Ranking in third place would be Adobe’s Firefly. You could almost be fooled that the image was a highly edited photograph. However, the face gives it away. Finally, Imagen 3, Dall E, and Meta AI do a decent job, but I wouldn’t really call any of those images photorealistic.
Testing AI’s ability to capture diversity and detail
For my second test, I decided to raise the difficulty level. AI models usually struggle with recreating natural faces, hands, and a diverse group of people. Adding very specific instructions for the setting and lighting conditions creates a fairly tough test for any current image generation model. This time, my prompt was more detailed, as AI models benefit from granular instructions: A group selfie of multicultural college students eating lunch outside a ski resort, with detailed faces — male, female, diverse — during winter at noon, under a partly cloudy blue sky.
The challenges here were numerous, from accurately capturing varied skin tones to rendering realistic facial expressions and ensuring hands didn’t look distorted.
Once again, Janus Pro falls far behind the other image generation models.

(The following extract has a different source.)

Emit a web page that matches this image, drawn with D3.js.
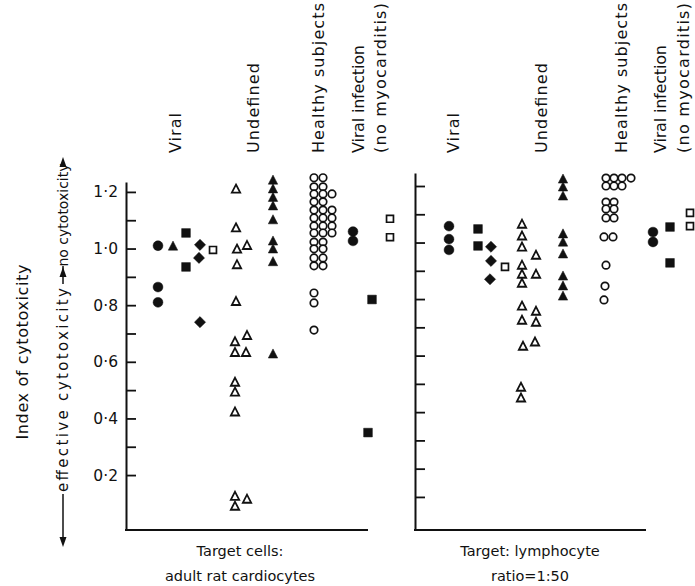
<!DOCTYPE html>
<html><head><meta charset="utf-8">
<script src="https://cdn.jsdelivr.net/npm/d3@7/dist/d3.min.js"></script>
<style>body{margin:0;background:#fff}svg{display:block}text{font-family:"DejaVu Sans",sans-serif;fill:#111}</style>
</head><body>
<script>
// ---------- DATA ----------
const categoryLabels = [["Viral"], ["Undefined"], ["Healthy subjects"], ["Viral infection", "(no myocarditis)"]];
const panelTitles = [["Target cells:", "adult rat cardiocytes"], ["Target: lymphocyte", "ratio=1:50"]];
const leftTicks = [1.2, 1.1, 1.0, 0.9, 0.8, 0.7, 0.6, 0.5, 0.4, 0.3, 0.2];
const leftTickLabels = ["1·2", "", "1·0", "", "0·8", "", "0·6", "", "0·4", "", "0·2"];
const rightTicks = [1.2, 1.1, 1.0, 0.9, 0.8, 0.7, 0.6, 0.5, 0.4, 0.3, 0.2, 0.1];

// points: [column position, index of cytotoxicity]
// Left panel (adult rat cardiocytes)
const L_viralCircle = [[3.2, 1.01], [3.2, 0.864], [3.2, 0.81]];
const L_viralTriangle = [[4.7, 1.005]];
const L_viralSquare = [[6.0, 1.055], [6.0, 0.935]];
const L_viralDiamond = [[7.4, 1.013], [7.3, 0.967], [7.4, 0.74]];
const L_viralOpenSquare = [[8.7, 0.995]];
const L_undefOpenTri = [[11.0, 1.207], [11.0, 1.07], [11.1, 0.995], [12.1, 1.008], [11.1, 0.94], [11.0, 0.81],
  [12.1, 0.69], [10.9, 0.668], [10.9, 0.63], [12.0, 0.63], [10.9, 0.525], [10.9, 0.49], [10.9, 0.42],
  [10.9, 0.122], [12.1, 0.112], [10.9, 0.087]];
const L_undefFilledTri = [[14.7, 1.238], [14.7, 1.207], [14.7, 1.177], [14.7, 1.147], [14.7, 1.098],
  [14.7, 1.023], [14.7, 0.995], [14.7, 0.95], [14.7, 0.624]];
const L_healthyOpenCircle = [
  [18.8, 1.25], [18.8, 1.218], [18.8, 1.193], [18.8, 1.165], [18.8, 1.136], [18.8, 1.108], [18.8, 1.08], [18.8, 1.055], [18.8, 1.023], [18.8, 0.999], [18.8, 0.967], [18.8, 0.939],
  [19.7, 1.25], [19.7, 1.218], [19.7, 1.193], [19.7, 1.165], [19.7, 1.136], [19.7, 1.108], [19.7, 1.08], [19.7, 1.055], [19.7, 1.023], [19.7, 0.999], [19.7, 0.967], [19.7, 0.939],
  [20.6, 1.193], [20.6, 1.136], [20.6, 1.108], [20.6, 1.08], [20.6, 1.055],
  [18.8, 0.843], [18.8, 0.808], [18.8, 0.712]];
const L_infCircle = [[22.7, 1.06], [22.7, 1.027]];
const L_infSquare = [[24.6, 0.82], [24.2, 0.35]];
const L_infOpenSquare = [[26.4, 1.105], [26.4, 1.04]];

// Right panel (lymphocyte ratio 1:50)
const R_viralCircle = [[3.4, 1.058], [3.4, 1.012], [3.4, 0.974]];
const R_viralSquare = [[6.3, 1.048], [6.3, 0.988]];
const R_viralDiamond = [[7.6, 0.985], [7.6, 0.935], [7.5, 0.87]];
const R_viralOpenSquare = [[9.0, 0.914]];
const R_undefOpenTri = [[10.7, 1.062], [10.7, 1.02], [10.7, 0.981], [10.7, 0.917], [10.7, 0.885], [10.7, 0.853],
  [10.7, 0.772], [10.7, 0.722], [10.8, 0.63], [10.6, 0.485], [10.6, 0.447],
  [12.1, 0.952], [12.1, 0.885], [12.1, 0.754], [12.1, 0.715], [12.0, 0.645]];
const R_undefFilledTri = [[14.8, 1.221], [14.8, 1.193], [14.8, 1.161], [14.8, 1.027], [14.8, 0.998], [14.8, 0.956],
  [14.8, 0.878], [14.8, 0.843], [14.8, 0.807]];
const R_healthyOpenCircle = [
  [19.1, 1.228], [19.9, 1.228], [20.7, 1.228], [21.6, 1.228],
  [19.1, 1.2], [19.9, 1.2], [20.7, 1.2],
  [19.1, 1.143], [19.9, 1.143], [19.1, 1.119], [19.9, 1.119], [19.1, 1.087], [19.9, 1.087],
  [18.9, 1.02], [19.8, 1.02], [19.1, 0.92], [19.0, 0.846], [18.9, 0.797]];
const R_infCircle = [[23.8, 1.037], [23.8, 1.002]];
const R_infSquare = [[25.5, 1.055], [25.5, 0.928]];
const R_infOpenSquare = [[27.5, 1.105], [27.5, 1.058]];

// ---------- LAYOUT ----------
const W = 695, H = 586;
const svg = d3.select("body").append("svg").attr("width", W).attr("height", H);
const catLen = [[40], [90], [150], [108, 150]];

const panels = [
  { x: d3.scaleLinear().domain([0, 24.2]).range([126, 368]),
    y: d3.scaleLinear().domain([1.235, 0.006]).range([182, 530]),
    ticks: leftTicks, labels: leftTickLabels,
    catX: [[182], [260], [325], [365, 387]], titleX: 240,
    series: [
      [L_viralCircle, "circle", true], [L_viralTriangle, "triangle", true], [L_viralSquare, "square", true],
      [L_viralDiamond, "diamond", true], [L_viralOpenSquare, "square", false],
      [L_undefOpenTri, "triangle", false], [L_undefFilledTri, "triangle", true],
      [L_healthyOpenCircle, "circle", false],
      [L_infCircle, "circle", true], [L_infSquare, "square", true], [L_infOpenSquare, "square", false]] },
  { x: d3.scaleLinear().domain([0, 23.1]).range([415, 646]),
    y: d3.scaleLinear().domain([1.246, -0.017]).range([173, 530]),
    ticks: rightTicks, labels: null,
    catX: [[460], [548], [628], [667, 690]], titleX: 530,
    series: [
      [R_viralCircle, "circle", true], [R_viralSquare, "square", true], [R_viralDiamond, "diamond", true],
      [R_viralOpenSquare, "square", false],
      [R_undefOpenTri, "triangle", false], [R_undefFilledTri, "triangle", true],
      [R_healthyOpenCircle, "circle", false],
      [R_infCircle, "circle", true], [R_infSquare, "square", true], [R_infOpenSquare, "square", false]] }
];

function symbolPath(shape, filled) {
  if (shape === "circle") return d3.symbol(d3.symbolCircle, filled ? 76 : 44)();
  if (shape === "square") return d3.symbol(d3.symbolSquare, filled ? 76 : 48)();
  if (shape === "diamond") return d3.symbol(d3.symbolSquare, 62)();
  return d3.symbol(d3.symbolTriangle, filled ? 38 : 30)();
}

panels.forEach((p, pi) => {
  const g = svg.append("g");
  const x0 = p.x.range()[0];
  const ax = d3.axisLeft(p.y).tickValues(p.ticks).tickSizeInner(-10).tickSizeOuter(0).tickPadding(8)
    .tickFormat((d, i) => p.labels ? p.labels[i] : "");
  const ag = g.append("g").attr("transform", `translate(${x0},0)`).call(ax);
  ag.select(".domain").attr("stroke", "#111").attr("stroke-width", 2);
  ag.selectAll(".tick line").attr("stroke", "#111").attr("stroke-width", 1.8);
  ag.selectAll(".tick text").attr("font-size", 15.5).attr("fill", "#111")
    .style("font-family", '"DejaVu Sans",sans-serif');
  g.append("line").attr("x1", p.x.range()[0] - 1).attr("x2", p.x.range()[1])
    .attr("y1", p.y.range()[1]).attr("y2", p.y.range()[1]).attr("stroke", "#111").attr("stroke-width", 2);

  p.series.forEach(([data, shape, filled]) => {
    g.selectAll(null).data(data).enter().append("path")
      .attr("d", symbolPath(shape, filled))
      .attr("transform", d => `translate(${p.x(d[0])},${p.y(d[1])})` +
        (shape === "diamond" ? " rotate(45)" : "") + (shape === "triangle" ? " scale(1,1.12)" : ""))
      .attr("fill", filled ? "#111" : "#fff")
      .attr("stroke", "#111")
      .attr("stroke-width", filled ? 0.5 : 1.7);
  });

  categoryLabels.forEach((lines, ci) => {
    lines.forEach((t, li) => {
      g.append("text").attr("transform", `translate(${p.catX[ci][li]},153) rotate(-90)`)
        .attr("font-size", 16).attr("text-anchor", "start").attr("dy", "-0.05em")
        .attr("textLength", catLen[ci][li]).attr("lengthAdjust", "spacing").text(t);
    });
  });

  panelTitles[pi].forEach((t, li) => {
    g.append("text").attr("x", p.titleX).attr("y", 556 + li * 25).attr("text-anchor", "middle")
      .attr("font-size", 14.5).text(t);
  });
});

// y-axis titles
svg.append("text").attr("transform", "translate(28,352) rotate(-90)").attr("text-anchor", "middle")
  .attr("font-size", 16).attr("textLength", 175).attr("lengthAdjust", "spacing").text("Index of cytotoxicity");

const ax0 = 63;
const lab = svg.append("g");
function arrowUp(y) {
  lab.append("path").attr("d", `M${ax0},${y} L${ax0 - 3.5},${y + 10} L${ax0 + 3.5},${y + 10} Z`).attr("fill", "#111");
}
function arrowDown(y) {
  lab.append("path").attr("d", `M${ax0},${y} L${ax0 - 3.5},${y - 10} L${ax0 + 3.5},${y - 10} Z`).attr("fill", "#111");
}
function seg(y1, y2) {
  lab.append("line").attr("x1", ax0).attr("x2", ax0).attr("y1", y1).attr("y2", y2).attr("stroke", "#111").attr("stroke-width", 1.5);
}
arrowUp(157); seg(164, 166);
lab.append("text").attr("transform", `translate(${ax0 + 5},215) rotate(-90)`).attr("text-anchor", "middle")
  .attr("font-size", 14).text("no cytotoxicity");
seg(266, 284); arrowUp(267);
lab.append("text").attr("transform", `translate(${ax0 + 5},390) rotate(-90)`).attr("text-anchor", "middle")
  .attr("font-size", 15).attr("textLength", 204).attr("lengthAdjust", "spacing").text("effective cytotoxicity");
seg(494, 540); arrowDown(547);
</script>
</body></html>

It’s really no competition at all. Despite the uncanny AI-ness visible in all the shots, Stable Diffusion, Adobe Firefly, and Imagen 3 put up a tough challenge here, so much so that I put it up for debate within the Android Authority Slack channel. Personally, I’d lean towards Imagen 3’s results here.
A test of creativity
For my final test, I wanted to see how the image generation models would perform with more creative pursuits. I asked them to create a new cartoon character inspired by classic Disney characters. Here’s the prompt I used: A cartoon character based on classic Disney characters, complete with big eyes, and fun, fantastical characteristics.

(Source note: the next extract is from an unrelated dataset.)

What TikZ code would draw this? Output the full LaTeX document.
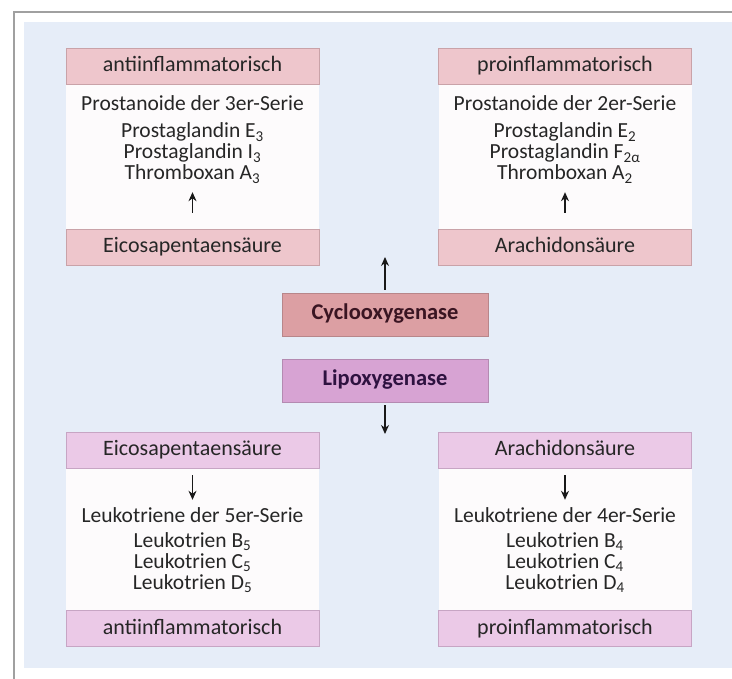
\documentclass[tikz,border=0pt]{standalone}
\usepackage{fontspec}
\setmainfont{Carlito}
\usetikzlibrary{arrows.meta}
\definecolor{bg}{HTML}{E6EDF8}
\definecolor{frame}{HTML}{A0A0A0}
\definecolor{rose}{HTML}{EEC6CC}
\definecolor{roseb}{HTML}{C9A2A8}
\definecolor{cyc}{HTML}{DC9FA3}
\definecolor{cycb}{HTML}{B8868A}
\definecolor{lipo}{HTML}{D7A3D3}
\definecolor{lipob}{HTML}{B48AB1}
\definecolor{lilac}{HTML}{EBC9E7}
\definecolor{lilacb}{HTML}{C7A5C4}
\definecolor{body}{HTML}{FDFBFC}
\definecolor{txt}{HTML}{262626}
\definecolor{cyctxt}{HTML}{3A1522}
\definecolor{lipotxt}{HTML}{2E1240}
\begin{document}
\begin{tikzpicture}[x=1pt,y=-1pt,
  hdr/.style={draw, line width=0.6pt, minimum width=253pt, minimum height=36pt, inner sep=0pt, text height=15pt, text depth=4pt, font=\fontsize{22}{24}\selectfont, text=txt},
  hrose/.style={hdr, fill=rose, draw=roseb},
  hlilac/.style={hdr, fill=lilac, draw=lilacb},
  bodybox/.style={fill=body, minimum width=253pt, inner sep=0pt},
  line/.style={inner sep=0pt, text height=14pt, text depth=4pt, font=\fontsize{21.5}{24}\selectfont, text=txt},
  enz/.style={draw, line width=0.6pt, minimum width=206pt, minimum height=43pt, inner sep=0pt, text height=15pt, text depth=5pt, font=\bfseries\fontsize{22.5}{24}\selectfont},
  arr/.style={-{Stealth[length=9pt,width=8pt]}, line width=1.3pt, black!90}
]
\useasboundingbox (0,0) rectangle (732,679);
\fill[white] (0,0) rectangle (732,679);
\draw[frame, line width=1.2pt] (14,679) -- (14,12) -- (732,12);
\fill[bg] (24,22) rectangle (732,668);

% top left
\node[bodybox, minimum height=145pt] (tlbody) at (192.5,156.5) {};
\node[hrose] (tlh) at (192.5,66) {antiinflammatorisch};
\node[hrose] (tlf) at (192.5,247) {Eicosapentaensäure};
\node[line] (tl1) at (192.5,106) {Prostanoide der 3er-Serie};
\node[line] (tl2) at (192.5,133) {Prostaglandin E\textsubscript{3}};
\node[line] (tl3) at (192.5,154) {Prostaglandin I\textsubscript{3}};
\node[line] (tl4) at (192.5,175) {Thromboxan A\textsubscript{3}};
\draw[arr] ([yshift=16pt]tlf.north) -- ([yshift=-8pt]tl4.south);

% top right
\node[bodybox, minimum height=145pt] (trbody) at (565,156.5) {};
\node[hrose] (trh) at (565,66) {proinflammatorisch};
\node[hrose] (trf) at (565,247) {Arachidonsäure};
\node[line] (tr1) at (565,106) {Prostanoide der 2er-Serie};
\node[line] (tr2) at (565,133) {Prostaglandin E\textsubscript{2}};
\node[line] (tr3) at (565,154) {Prostaglandin F\textsubscript{2α}};
\node[line] (tr4) at (565,175) {Thromboxan A\textsubscript{2}};
\draw[arr] ([yshift=16pt]trf.north) -- ([yshift=-8pt]tr4.south);

% enzymes
\node[enz, fill=cyc, draw=cycb, text=cyctxt] (cox) at (385,314.5) {Cyclooxygenase};
\node[enz, fill=lipo, draw=lipob, text=lipotxt] (lox) at (385,380.5) {Lipoxygenase};
\coordinate (upend) at (385,257);
\coordinate (downend) at (385,434);
\draw[arr] ([yshift=3pt]cox.north) -- (upend);
\draw[arr] ([yshift=-3pt]lox.south) -- (downend);

% bottom left
\node[bodybox, minimum height=142pt] (blbody) at (192.5,539) {};
\node[hlilac] (blh) at (192.5,450) {Eicosapentaensäure};
\node[hlilac] (blf) at (192.5,628.5) {antiinflammatorisch};
\node[line] (bl1) at (192.5,517) {Leukotriene der 5er-Serie};
\node[line] (bl2) at (192.5,542) {Leukotrien B\textsubscript{5}};
\node[line] (bl3) at (192.5,563) {Leukotrien C\textsubscript{5}};
\node[line] (bl4) at (192.5,584) {Leukotrien D\textsubscript{5}};
\draw[arr] ([yshift=-7pt]blh.south) -- ([yshift=8pt]bl1.north);

% bottom right
\node[bodybox, minimum height=142pt] (brbody) at (565,539) {};
\node[hlilac] (brh) at (565,450) {Arachidonsäure};
\node[hlilac] (brf) at (565,628.5) {proinflammatorisch};
\node[line] (br1) at (565,517) {Leukotriene der 4er-Serie};
\node[line] (br2) at (565,542) {Leukotrien B\textsubscript{4}};
\node[line] (br3) at (565,563) {Leukotrien C\textsubscript{4}};
\node[line] (br4) at (565,584) {Leukotrien D\textsubscript{4}};
\draw[arr] ([yshift=-7pt]brh.south) -- ([yshift=8pt]br1.north);
\end{tikzpicture}
\end{document}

What makes Disney-inspired characters iconic are their expressive eyes, whimsical design elements, and playful proportions. I was looking for a design that captured that “magic” without feeling derivative.

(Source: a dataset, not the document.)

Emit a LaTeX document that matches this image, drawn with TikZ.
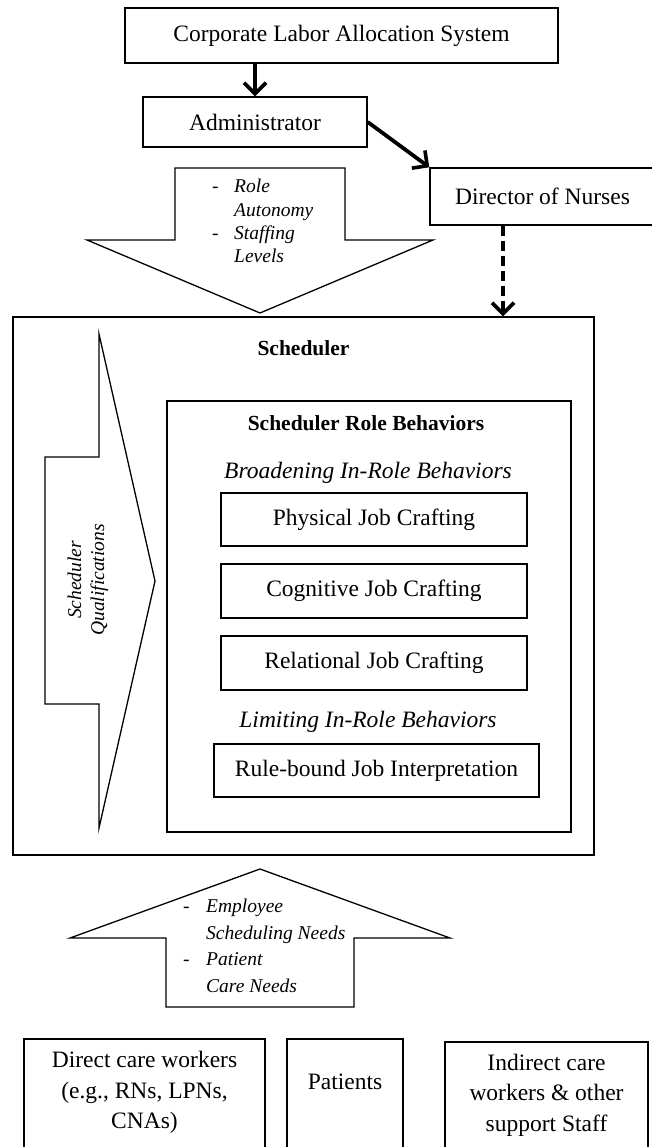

If Hieronymus Bosch decided to paint Disney characters, he’d probably end up with something like Janus Pro’s output. Stable Diffusion, on the other hand, straight-up outputs a younger version of Elsa from Frozen. It did nail the assignment, though, so I’d call Stable Diffusion the winner.
If Hieronymus Bosch decided to paint Disney characters, he’d probably end up with something like Janus Pro’s output.
The other image generation models didn’t quite nail the Disney aesthetic, and I’d say Meta AI’s results were closer to Pixar. Regardless, all models barring Janus could serve as a starting point when brainstorming ideas.
Is Janus Pro a serious contender in image generation?
Rita El Khoury / Android Authority
I’m not a huge fan of image-generation models in general. They lack the soul and creativity that can only come from an actual artist. However, they can be useful in rapid prototyping, generating ideas, or serving as simplistic additions to illustrate a point in a presentation.
For example, marketing professionals often turn to these tools for social media posts or quick visual mockups, while educators may use them for creative lesson materials. Game designers might generate fantastical environments or character ideas as a foundation for artists to refine. But can these models ever truly replace a human artist’s imagination? That remains a point of debate.
Janus Pro signals Deepseek’s entry into image generation, but it has a long way to go before standing toe-to-toe with industry leaders.
Janus Pro may mark DeepSeek’s entry into the image generation space, but it clearly has a long way to go before standing toe-to-toe with established models like Stable Diffusion, Adobe Firefly, and Imagen 3.
While it struggled with photorealistic imagery, complex facial compositions, and creative prompts, its existence shows that competition in AI development is only intensifying. As the technology evolves, it’s exciting to imagine where image-generation models will head next — and whether Janus Pro can eventually become a serious contender.